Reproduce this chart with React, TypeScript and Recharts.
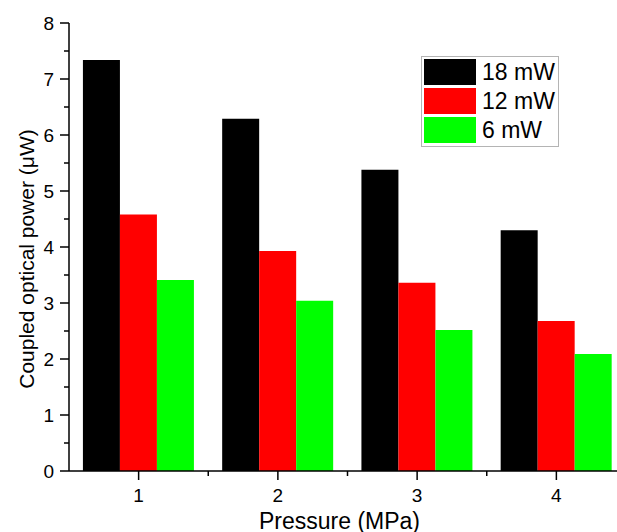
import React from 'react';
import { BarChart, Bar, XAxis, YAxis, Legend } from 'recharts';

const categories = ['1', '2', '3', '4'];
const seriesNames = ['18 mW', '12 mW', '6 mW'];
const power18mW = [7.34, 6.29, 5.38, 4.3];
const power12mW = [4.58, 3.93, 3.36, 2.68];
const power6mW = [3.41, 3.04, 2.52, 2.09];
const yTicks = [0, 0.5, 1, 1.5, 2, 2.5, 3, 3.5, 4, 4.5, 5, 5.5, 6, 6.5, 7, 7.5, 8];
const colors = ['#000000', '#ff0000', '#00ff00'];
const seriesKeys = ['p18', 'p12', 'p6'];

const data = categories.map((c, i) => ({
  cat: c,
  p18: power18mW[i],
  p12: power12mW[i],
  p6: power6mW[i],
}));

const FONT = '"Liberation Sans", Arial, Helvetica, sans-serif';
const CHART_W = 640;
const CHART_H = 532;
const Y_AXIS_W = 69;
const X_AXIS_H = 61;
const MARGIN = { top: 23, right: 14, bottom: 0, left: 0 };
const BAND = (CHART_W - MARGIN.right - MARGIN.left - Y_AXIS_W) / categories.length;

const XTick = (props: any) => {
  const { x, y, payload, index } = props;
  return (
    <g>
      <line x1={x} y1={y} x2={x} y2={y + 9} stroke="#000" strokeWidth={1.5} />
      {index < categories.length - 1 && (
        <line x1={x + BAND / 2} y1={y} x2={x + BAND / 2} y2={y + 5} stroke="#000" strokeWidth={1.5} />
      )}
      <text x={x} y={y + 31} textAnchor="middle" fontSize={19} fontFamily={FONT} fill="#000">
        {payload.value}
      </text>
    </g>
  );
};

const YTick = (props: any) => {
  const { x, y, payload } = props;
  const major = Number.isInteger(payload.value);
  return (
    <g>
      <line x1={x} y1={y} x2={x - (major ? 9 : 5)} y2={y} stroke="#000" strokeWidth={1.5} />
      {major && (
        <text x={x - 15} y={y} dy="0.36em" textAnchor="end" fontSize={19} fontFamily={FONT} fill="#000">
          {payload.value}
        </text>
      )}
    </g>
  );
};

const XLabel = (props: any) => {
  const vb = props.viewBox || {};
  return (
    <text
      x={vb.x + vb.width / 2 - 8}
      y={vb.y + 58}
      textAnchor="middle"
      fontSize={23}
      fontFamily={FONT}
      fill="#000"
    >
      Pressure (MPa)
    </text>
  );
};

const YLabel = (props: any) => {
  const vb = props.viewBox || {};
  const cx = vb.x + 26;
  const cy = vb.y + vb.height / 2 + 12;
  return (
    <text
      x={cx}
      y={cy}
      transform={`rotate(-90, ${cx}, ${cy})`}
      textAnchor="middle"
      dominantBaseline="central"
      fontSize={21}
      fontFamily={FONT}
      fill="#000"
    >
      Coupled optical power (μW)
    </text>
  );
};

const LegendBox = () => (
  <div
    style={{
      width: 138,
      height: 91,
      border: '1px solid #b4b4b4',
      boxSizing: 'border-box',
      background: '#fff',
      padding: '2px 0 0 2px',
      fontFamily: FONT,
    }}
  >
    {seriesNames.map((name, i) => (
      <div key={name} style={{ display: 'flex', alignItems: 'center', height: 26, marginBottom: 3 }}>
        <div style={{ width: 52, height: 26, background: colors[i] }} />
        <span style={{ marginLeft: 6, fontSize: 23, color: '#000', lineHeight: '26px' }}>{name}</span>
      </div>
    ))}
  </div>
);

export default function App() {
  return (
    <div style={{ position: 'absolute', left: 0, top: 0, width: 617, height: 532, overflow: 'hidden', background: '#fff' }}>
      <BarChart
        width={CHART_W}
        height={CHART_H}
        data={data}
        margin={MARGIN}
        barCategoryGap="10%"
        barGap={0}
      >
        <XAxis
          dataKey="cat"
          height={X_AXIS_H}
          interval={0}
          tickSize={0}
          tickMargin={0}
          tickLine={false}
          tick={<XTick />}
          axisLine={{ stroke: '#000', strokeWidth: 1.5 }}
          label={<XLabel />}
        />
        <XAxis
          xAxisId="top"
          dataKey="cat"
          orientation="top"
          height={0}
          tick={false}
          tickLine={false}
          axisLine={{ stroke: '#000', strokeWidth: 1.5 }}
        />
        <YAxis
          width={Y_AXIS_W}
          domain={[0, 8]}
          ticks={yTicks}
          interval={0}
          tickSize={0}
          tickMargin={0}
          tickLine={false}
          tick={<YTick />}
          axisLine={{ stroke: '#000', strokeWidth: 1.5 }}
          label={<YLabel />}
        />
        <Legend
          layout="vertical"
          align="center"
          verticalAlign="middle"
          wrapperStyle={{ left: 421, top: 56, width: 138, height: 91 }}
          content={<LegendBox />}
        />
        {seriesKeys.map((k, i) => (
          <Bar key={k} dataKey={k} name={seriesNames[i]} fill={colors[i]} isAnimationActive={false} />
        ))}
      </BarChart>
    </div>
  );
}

•••

◆ TASK DETAILS ◆
Please write out all of the material above without changing a word, and omit any pictures.

◆ RESPONSE ◆
Reproduce this chart with React, TypeScript and Recharts.
import React from 'react';
import { BarChart, Bar, XAxis, YAxis, Legend } from 'recharts';

const categories = ['1', '2', '3', '4'];
const seriesNames = ['18 mW', '12 mW', '6 mW'];
const power18mW = [7.34, 6.29, 5.38, 4.3];
const power12mW = [4.58, 3.93, 3.36, 2.68];
const power6mW = [3.41, 3.04, 2.52, 2.09];
const yTicks = [0, 0.5, 1, 1.5, 2, 2.5, 3, 3.5, 4, 4.5, 5, 5.5, 6, 6.5, 7, 7.5, 8];
const colors = ['#000000', '#ff0000', '#00ff00'];
const seriesKeys = ['p18', 'p12', 'p6'];

const data = categories.map((c, i) => ({
  cat: c,
  p18: power18mW[i],
  p12: power12mW[i],
  p6: power6mW[i],
}));

const FONT = '"Liberation Sans", Arial, Helvetica, sans-serif';
const CHART_W = 640;
const CHART_H = 532;
const Y_AXIS_W = 69;
const X_AXIS_H = 61;
const MARGIN = { top: 23, right: 14, bottom: 0, left: 0 };
const BAND = (CHART_W - MARGIN.right - MARGIN.left - Y_AXIS_W) / categories.length;

const XTick = (props: any) => {
  const { x, y, payload, index } = props;
  return (
    <g>
      <line x1={x} y1={y} x2={x} y2={y + 9} stroke="#000" strokeWidth={1.5} />
      {index < categories.length - 1 && (
        <line x1={x + BAND / 2} y1={y} x2={x + BAND / 2} y2={y + 5} stroke="#000" strokeWidth={1.5} />
      )}
      <text x={x} y={y + 31} textAnchor="middle" fontSize={19} fontFamily={FONT} fill="#000">
        {payload.value}
      </text>
    </g>
  );
};

const YTick = (props: any) => {
  const { x, y, payload } = props;
  const major = Number.isInteger(payload.value);
  return (
    <g>
      <line x1={x} y1={y} x2={x - (major ? 9 : 5)} y2={y} stroke="#000" strokeWidth={1.5} />
      {major && (
        <text x={x - 15} y={y} dy="0.36em" textAnchor="end" fontSize={19} fontFamily={FONT} fill="#000">
          {payload.value}
        </text>
      )}
    </g>
  );
};

const XLabel = (props: any) => {
  const vb = props.viewBox || {};
  return (
    <text
      x={vb.x + vb.width / 2 - 8}
      y={vb.y + 58}
      textAnchor="middle"
      fontSize={23}
      fontFamily={FONT}
      fill="#000"
    >
      Pressure (MPa)
    </text>
  );
};

const YLabel = (props: any) => {
  const vb = props.viewBox || {};
  const cx = vb.x + 26;
  const cy = vb.y + vb.height / 2 + 12;
  return (
    <text
      x={cx}
      y={cy}
      transform={`rotate(-90, ${cx}, ${cy})`}
      textAnchor="middle"
      dominantBaseline="central"
      fontSize={21}
      fontFamily={FONT}
      fill="#000"
    >
      Coupled optical power (μW)
    </text>
  );
};

const LegendBox = () => (
  <div
    style={{
      width: 138,
      height: 91,
      border: '1px solid #b4b4b4',
      boxSizing: 'border-box',
      background: '#fff',
      padding: '2px 0 0 2px',
      fontFamily: FONT,
    }}
  >
    {seriesNames.map((name, i) => (
      <div key={name} style={{ display: 'flex', alignItems: 'center', height: 26, marginBottom: 3 }}>
        <div style={{ width: 52, height: 26, background: colors[i] }} />
        <span style={{ marginLeft: 6, fontSize: 23, color: '#000', lineHeight: '26px' }}>{name}</span>
      </div>
    ))}
  </div>
);

export default function App() {
  return (
    <div style={{ position: 'absolute', left: 0, top: 0, width: 617, height: 532, overflow: 'hidden', background: '#fff' }}>
      <BarChart
        width={CHART_W}
        height={CHART_H}
        data={data}
        margin={MARGIN}
        barCategoryGap="10%"
        barGap={0}
      >
        <XAxis
          dataKey="cat"
          height={X_AXIS_H}
          interval={0}
          tickSize={0}
          tickMargin={0}
          tickLine={false}
          tick={<XTick />}
          axisLine={{ stroke: '#000', strokeWidth: 1.5 }}
          label={<XLabel />}
        />
        <XAxis
          xAxisId="top"
          dataKey="cat"
          orientation="top"
          height={0}
          tick={false}
          tickLine={false}
          axisLine={{ stroke: '#000', strokeWidth: 1.5 }}
        />
        <YAxis
          width={Y_AXIS_W}
          domain={[0, 8]}
          ticks={yTicks}
          interval={0}
          tickSize={0}
          tickMargin={0}
          tickLine={false}
          tick={<YTick />}
          axisLine={{ stroke: '#000', strokeWidth: 1.5 }}
          label={<YLabel />}
        />
        <Legend
          layout="vertical"
          align="center"
          verticalAlign="middle"
          wrapperStyle={{ left: 421, top: 56, width: 138, height: 91 }}
          content={<LegendBox />}
        />
        {seriesKeys.map((k, i) => (
          <Bar key={k} dataKey={k} name={seriesNames[i]} fill={colors[i]} isAnimationActive={false} />
        ))}
      </BarChart>
    </div>
  );
}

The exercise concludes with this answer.